> [REQUEST]
Copy out all lines where "this" appears.

> [LISTED ENTRIES]
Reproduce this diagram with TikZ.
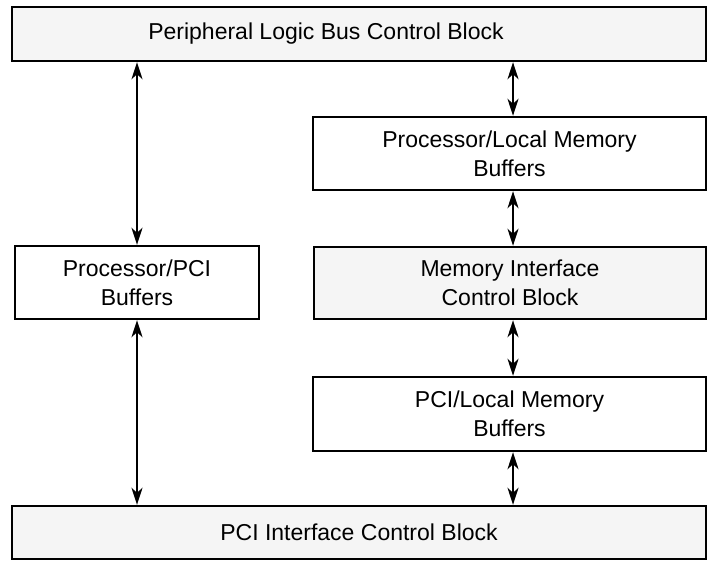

...

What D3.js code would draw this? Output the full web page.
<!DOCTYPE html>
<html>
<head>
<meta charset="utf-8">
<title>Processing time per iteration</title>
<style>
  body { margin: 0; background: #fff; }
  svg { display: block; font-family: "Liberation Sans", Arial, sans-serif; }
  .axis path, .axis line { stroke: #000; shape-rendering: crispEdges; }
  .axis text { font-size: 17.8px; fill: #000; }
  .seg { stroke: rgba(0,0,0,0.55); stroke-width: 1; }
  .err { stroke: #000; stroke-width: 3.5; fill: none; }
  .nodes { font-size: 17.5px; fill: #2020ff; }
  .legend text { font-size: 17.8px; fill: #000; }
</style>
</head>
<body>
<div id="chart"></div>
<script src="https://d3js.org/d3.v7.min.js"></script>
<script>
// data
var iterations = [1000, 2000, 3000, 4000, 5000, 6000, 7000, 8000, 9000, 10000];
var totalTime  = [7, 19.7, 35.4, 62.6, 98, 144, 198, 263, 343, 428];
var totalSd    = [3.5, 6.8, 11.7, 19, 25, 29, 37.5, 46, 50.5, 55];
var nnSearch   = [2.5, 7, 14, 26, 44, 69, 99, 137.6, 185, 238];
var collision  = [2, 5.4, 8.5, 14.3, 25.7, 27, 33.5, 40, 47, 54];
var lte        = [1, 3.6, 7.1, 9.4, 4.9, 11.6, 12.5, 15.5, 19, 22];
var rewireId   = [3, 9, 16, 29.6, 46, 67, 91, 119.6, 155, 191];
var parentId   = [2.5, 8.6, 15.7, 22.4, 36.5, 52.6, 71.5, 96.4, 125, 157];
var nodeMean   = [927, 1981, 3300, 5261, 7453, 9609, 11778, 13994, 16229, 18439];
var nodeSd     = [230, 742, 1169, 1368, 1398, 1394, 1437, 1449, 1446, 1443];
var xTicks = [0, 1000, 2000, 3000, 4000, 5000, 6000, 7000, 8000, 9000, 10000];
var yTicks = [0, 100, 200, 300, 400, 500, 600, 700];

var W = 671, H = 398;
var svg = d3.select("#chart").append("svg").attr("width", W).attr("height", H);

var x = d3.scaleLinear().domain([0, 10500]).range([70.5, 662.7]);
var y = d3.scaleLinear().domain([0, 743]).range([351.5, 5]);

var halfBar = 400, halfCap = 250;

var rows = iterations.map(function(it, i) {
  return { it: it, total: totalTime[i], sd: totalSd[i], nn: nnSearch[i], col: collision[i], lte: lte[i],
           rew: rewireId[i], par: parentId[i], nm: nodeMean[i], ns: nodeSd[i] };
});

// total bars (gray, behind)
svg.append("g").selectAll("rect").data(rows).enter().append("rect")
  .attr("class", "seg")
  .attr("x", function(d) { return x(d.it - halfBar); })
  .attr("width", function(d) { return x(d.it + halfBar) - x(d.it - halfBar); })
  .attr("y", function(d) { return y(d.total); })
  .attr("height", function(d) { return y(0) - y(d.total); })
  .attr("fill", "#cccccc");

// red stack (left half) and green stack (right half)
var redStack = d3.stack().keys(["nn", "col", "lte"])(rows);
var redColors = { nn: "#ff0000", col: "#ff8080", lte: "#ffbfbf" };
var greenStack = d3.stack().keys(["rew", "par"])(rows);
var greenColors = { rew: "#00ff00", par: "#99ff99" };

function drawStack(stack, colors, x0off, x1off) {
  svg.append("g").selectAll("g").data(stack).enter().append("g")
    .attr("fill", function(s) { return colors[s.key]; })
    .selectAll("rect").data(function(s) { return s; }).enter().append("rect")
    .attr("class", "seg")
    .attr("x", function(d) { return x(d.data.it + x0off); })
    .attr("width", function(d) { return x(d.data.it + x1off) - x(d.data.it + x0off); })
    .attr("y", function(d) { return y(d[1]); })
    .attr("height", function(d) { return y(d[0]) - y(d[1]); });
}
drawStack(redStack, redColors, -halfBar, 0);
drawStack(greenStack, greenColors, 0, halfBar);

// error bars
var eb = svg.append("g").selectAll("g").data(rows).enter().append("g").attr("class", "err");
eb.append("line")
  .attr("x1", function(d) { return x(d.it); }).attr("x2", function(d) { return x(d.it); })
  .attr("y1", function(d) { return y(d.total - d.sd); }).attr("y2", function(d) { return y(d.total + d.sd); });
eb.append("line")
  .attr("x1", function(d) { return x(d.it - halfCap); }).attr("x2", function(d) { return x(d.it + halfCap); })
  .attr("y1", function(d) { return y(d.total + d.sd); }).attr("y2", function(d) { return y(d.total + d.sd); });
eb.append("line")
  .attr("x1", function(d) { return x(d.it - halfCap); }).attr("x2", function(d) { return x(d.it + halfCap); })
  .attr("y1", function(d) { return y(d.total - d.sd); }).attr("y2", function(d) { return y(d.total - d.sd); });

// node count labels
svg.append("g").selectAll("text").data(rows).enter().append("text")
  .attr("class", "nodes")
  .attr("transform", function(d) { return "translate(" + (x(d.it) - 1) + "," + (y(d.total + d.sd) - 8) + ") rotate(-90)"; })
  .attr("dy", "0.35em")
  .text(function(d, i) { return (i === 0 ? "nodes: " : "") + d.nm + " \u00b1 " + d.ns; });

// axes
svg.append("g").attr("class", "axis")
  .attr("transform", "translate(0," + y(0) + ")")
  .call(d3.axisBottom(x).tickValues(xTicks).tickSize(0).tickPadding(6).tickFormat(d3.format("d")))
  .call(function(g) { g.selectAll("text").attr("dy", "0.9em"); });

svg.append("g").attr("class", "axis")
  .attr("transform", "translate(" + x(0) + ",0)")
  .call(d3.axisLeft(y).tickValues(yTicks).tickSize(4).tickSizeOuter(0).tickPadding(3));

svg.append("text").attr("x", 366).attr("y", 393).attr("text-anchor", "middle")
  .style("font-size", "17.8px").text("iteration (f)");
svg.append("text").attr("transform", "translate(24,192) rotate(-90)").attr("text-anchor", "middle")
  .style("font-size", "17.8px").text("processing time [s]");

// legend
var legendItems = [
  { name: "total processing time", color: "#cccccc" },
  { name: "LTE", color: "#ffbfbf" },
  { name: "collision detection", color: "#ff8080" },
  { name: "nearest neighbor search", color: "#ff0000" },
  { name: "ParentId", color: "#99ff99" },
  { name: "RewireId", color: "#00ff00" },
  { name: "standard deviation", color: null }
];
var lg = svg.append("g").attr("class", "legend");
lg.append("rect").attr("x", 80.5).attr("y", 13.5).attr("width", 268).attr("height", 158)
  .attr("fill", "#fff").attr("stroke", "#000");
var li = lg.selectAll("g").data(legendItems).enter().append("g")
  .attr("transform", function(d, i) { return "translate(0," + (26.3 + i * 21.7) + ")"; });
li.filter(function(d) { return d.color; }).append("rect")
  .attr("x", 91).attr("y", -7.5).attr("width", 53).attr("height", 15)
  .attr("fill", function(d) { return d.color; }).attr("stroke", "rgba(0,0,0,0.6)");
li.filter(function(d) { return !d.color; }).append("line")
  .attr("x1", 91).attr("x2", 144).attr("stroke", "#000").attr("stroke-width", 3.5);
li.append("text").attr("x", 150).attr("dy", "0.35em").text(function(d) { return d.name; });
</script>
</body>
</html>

> [ANSWER TO THE PROBLEM]
Reproduce this diagram with TikZ.
What D3.js code would draw this? Output the full web page.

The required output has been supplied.